The other mistake is to look at your feet or the bar. This relaxes your upper-back and makes it more likely to round. Your lower back is more likely to round too which is bad as already explained. Your chest must stay up and this works best when you keep your upper-back and neck neutral. Look at a point on the floor in front of you instead. Your neck will be neutral. The proper Deadlift setup looks like a half Squat. Your build determines your hip height and back angle. Setup by walking to the bar first. Put your mid-foot under it.

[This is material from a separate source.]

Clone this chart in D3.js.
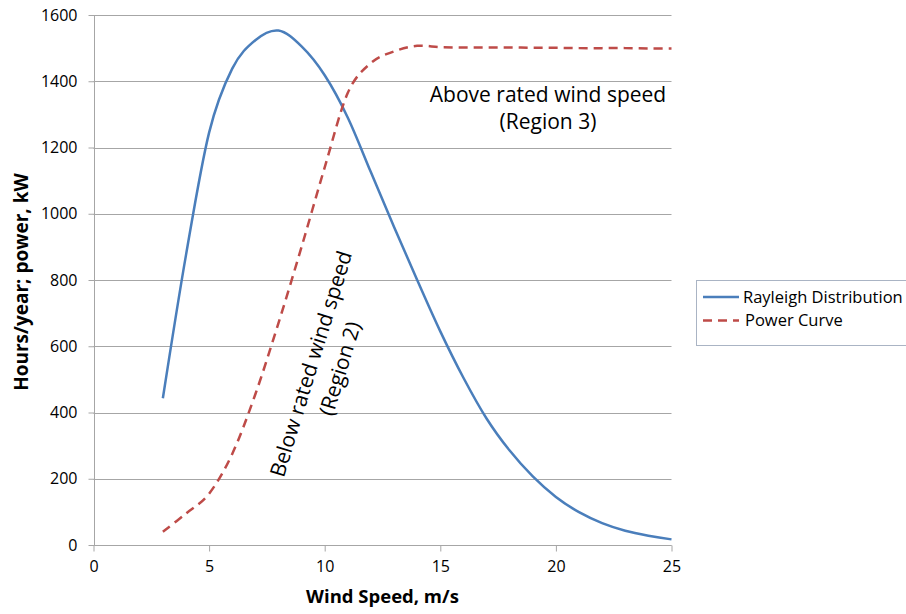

Then bend your legs until your shins touch the bar. Now straighten your spine by raising your chest. You should be able to draw a perpendicular through them when looking from the side. You should also be able to draw a straight line from your head to your hips. This is the most effective position to pull from.
Every rep must start from this position. The key is to lower the bar in a vertical line so it lands over your mid-foot again. Your back will tire and want to round as the reps go by. Lock it in the neutral position by raising your chest and taking a big breath before you pull the next rep. Your toes should be slightly out, about 15 degrees. Push your knees out as well — it keeps your shins back and out of the way of the bar.
Space is limited but try to push them in the same direction as your toes. This will engage your groin and helps you Deadlift more weight. This is the most effective way to pull because it is the shortest distance between the floor and the lockout. And since you have the best balance when the bar moves over your mid-foot, it should leave the floor from that position. Pull the weight slowly off the floor. Take the slack out of the bar first. Keep the tension, take a big breath, and then lift the weight off the floor.
The bottom should be slow. Drag the bar over your legs. If you setup correctly, your shins started against the bar. Protect your legs by wearing long pants or socks. Push your knees out while you lift the weight. This keeps them back and out of the way of the bar. It also engages your groin muscles more. This takes your quads out of the movement and makes the weight harder to Deadlift. Wait until the bar has left the floor to raise your hips and chest at the same time. Try to push your feet through the floor instead of pulling the weight back. The floor will obviously not move. But this cue stops your hips from rising too soon.
It helps properly involving your legs. There should be no horizontal bar movement when you Deadlift. One, this increases the distance the bar must travel to reach the lockout. Two, it makes the weight harder on your lower back.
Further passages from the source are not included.